◆ What is asked:
Output the data word for word, dropping every image.

◆ Source data:
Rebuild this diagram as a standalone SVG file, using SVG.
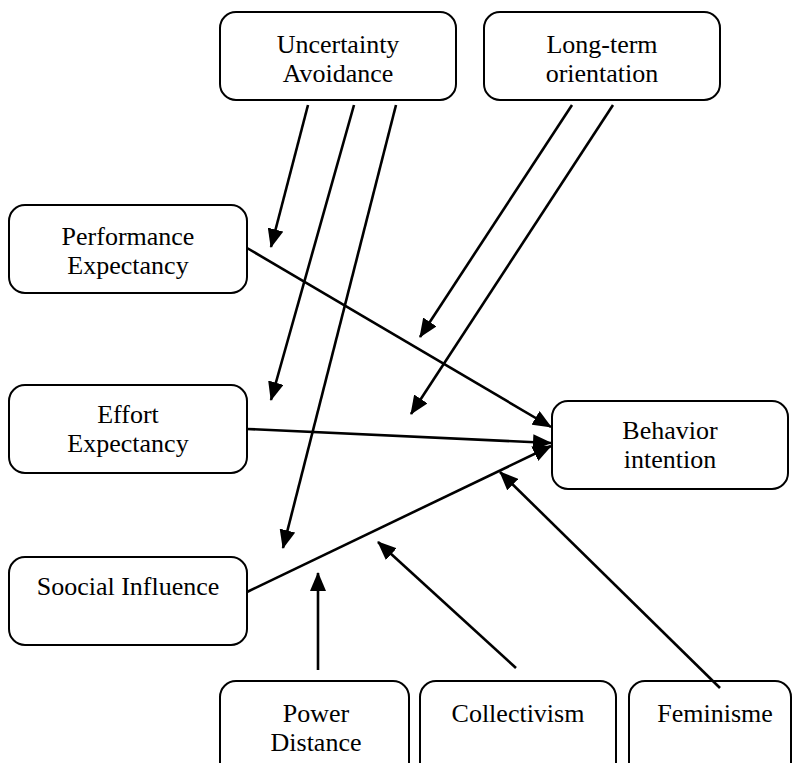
<svg xmlns="http://www.w3.org/2000/svg" width="794" height="763" viewBox="0 0 794 763">
<style>
.box{fill:#fff;stroke:#000;stroke-width:2}
.t{font-family:"Liberation Serif","Times New Roman",serif;font-size:26px;fill:#000;text-anchor:middle}
.c{stroke:#000;stroke-width:2.6;fill:none;marker-end:url(#ah)}
</style>
<defs>
<marker id="ah" markerUnits="userSpaceOnUse" markerWidth="19" markerHeight="16" viewBox="0 0 19 16" refX="18" refY="8" orient="auto">
<path d="M0,0 L19,8 L0,16 z" fill="#000"/>
</marker>
</defs>
<rect width="794" height="763" fill="#fff"/>
<g id="ua"><rect class="box" x="220" y="12" width="236" height="88" rx="16"/><text class="t" x="338" y="53">Uncertainty</text><text class="t" x="338" y="82">Avoidance</text></g>
<g id="lto"><rect class="box" x="484" y="12" width="236" height="88" rx="16"/><text class="t" x="602" y="53">Long-term</text><text class="t" x="602" y="82">orientation</text></g>
<g id="pe"><rect class="box" x="9" y="205" width="238" height="88" rx="16"/><text class="t" x="128" y="245">Performance</text><text class="t" x="128" y="274">Expectancy</text></g>
<g id="ee"><rect class="box" x="9" y="385" width="238" height="88" rx="16"/><text class="t" x="128" y="423">Effort</text><text class="t" x="128" y="452">Expectancy</text></g>
<g id="si"><rect class="box" x="9" y="557" width="238" height="88" rx="16"/><text class="t" x="128" y="595">Soocial Influence</text></g>
<g id="bi"><rect class="box" x="552" y="401" width="236" height="88" rx="16"/><text class="t" x="670" y="439">Behavior</text><text class="t" x="670" y="468">intention</text></g>
<g id="pd"><rect class="box" x="220" y="681" width="189" height="100" rx="16"/><text class="t" x="316" y="722">Power</text><text class="t" x="316" y="751">Distance</text></g>
<g id="col"><rect class="box" x="420" y="681" width="196" height="100" rx="16"/><text class="t" x="518" y="722">Collectivism</text></g>
<g id="fem"><rect class="box" x="629" y="681" width="162" height="100" rx="16"/><text class="t" x="715" y="722">Feminisme</text></g>
<g id="connectors">
<line class="c" x1="247" y1="248" x2="551" y2="427"/>
<line class="c" x1="247" y1="429" x2="551" y2="443"/>
<line class="c" x1="247" y1="592" x2="551" y2="446"/>
<line class="c" x1="308" y1="105" x2="271" y2="247"/>
<line class="c" x1="354" y1="105" x2="271" y2="400"/>
<line class="c" x1="396" y1="105" x2="283" y2="548"/>
<line class="c" x1="572" y1="105" x2="420" y2="337"/>
<line class="c" x1="613" y1="105" x2="411" y2="414"/>
<line class="c" x1="318" y1="670" x2="318" y2="573"/>
<line class="c" x1="516" y1="668" x2="378" y2="542"/>
<line class="c" x1="720" y1="688" x2="500" y2="472"/>
</g>
</svg>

◆ Result of the exercise:
Rebuild this diagram as a standalone SVG file, using SVG.
<svg xmlns="http://www.w3.org/2000/svg" width="794" height="763" viewBox="0 0 794 763">
<style>
.box{fill:#fff;stroke:#000;stroke-width:2}
.t{font-family:"Liberation Serif","Times New Roman",serif;font-size:26px;fill:#000;text-anchor:middle}
.c{stroke:#000;stroke-width:2.6;fill:none;marker-end:url(#ah)}
</style>
<defs>
<marker id="ah" markerUnits="userSpaceOnUse" markerWidth="19" markerHeight="16" viewBox="0 0 19 16" refX="18" refY="8" orient="auto">
<path d="M0,0 L19,8 L0,16 z" fill="#000"/>
</marker>
</defs>
<rect width="794" height="763" fill="#fff"/>
<g id="ua"><rect class="box" x="220" y="12" width="236" height="88" rx="16"/><text class="t" x="338" y="53">Uncertainty</text><text class="t" x="338" y="82">Avoidance</text></g>
<g id="lto"><rect class="box" x="484" y="12" width="236" height="88" rx="16"/><text class="t" x="602" y="53">Long-term</text><text class="t" x="602" y="82">orientation</text></g>
<g id="pe"><rect class="box" x="9" y="205" width="238" height="88" rx="16"/><text class="t" x="128" y="245">Performance</text><text class="t" x="128" y="274">Expectancy</text></g>
<g id="ee"><rect class="box" x="9" y="385" width="238" height="88" rx="16"/><text class="t" x="128" y="423">Effort</text><text class="t" x="128" y="452">Expectancy</text></g>
<g id="si"><rect class="box" x="9" y="557" width="238" height="88" rx="16"/><text class="t" x="128" y="595">Soocial Influence</text></g>
<g id="bi"><rect class="box" x="552" y="401" width="236" height="88" rx="16"/><text class="t" x="670" y="439">Behavior</text><text class="t" x="670" y="468">intention</text></g>
<g id="pd"><rect class="box" x="220" y="681" width="189" height="100" rx="16"/><text class="t" x="316" y="722">Power</text><text class="t" x="316" y="751">Distance</text></g>
<g id="col"><rect class="box" x="420" y="681" width="196" height="100" rx="16"/><text class="t" x="518" y="722">Collectivism</text></g>
<g id="fem"><rect class="box" x="629" y="681" width="162" height="100" rx="16"/><text class="t" x="715" y="722">Feminisme</text></g>
<g id="connectors">
<line class="c" x1="247" y1="248" x2="551" y2="427"/>
<line class="c" x1="247" y1="429" x2="551" y2="443"/>
<line class="c" x1="247" y1="592" x2="551" y2="446"/>
<line class="c" x1="308" y1="105" x2="271" y2="247"/>
<line class="c" x1="354" y1="105" x2="271" y2="400"/>
<line class="c" x1="396" y1="105" x2="283" y2="548"/>
<line class="c" x1="572" y1="105" x2="420" y2="337"/>
<line class="c" x1="613" y1="105" x2="411" y2="414"/>
<line class="c" x1="318" y1="670" x2="318" y2="573"/>
<line class="c" x1="516" y1="668" x2="378" y2="542"/>
<line class="c" x1="720" y1="688" x2="500" y2="472"/>
</g>
</svg>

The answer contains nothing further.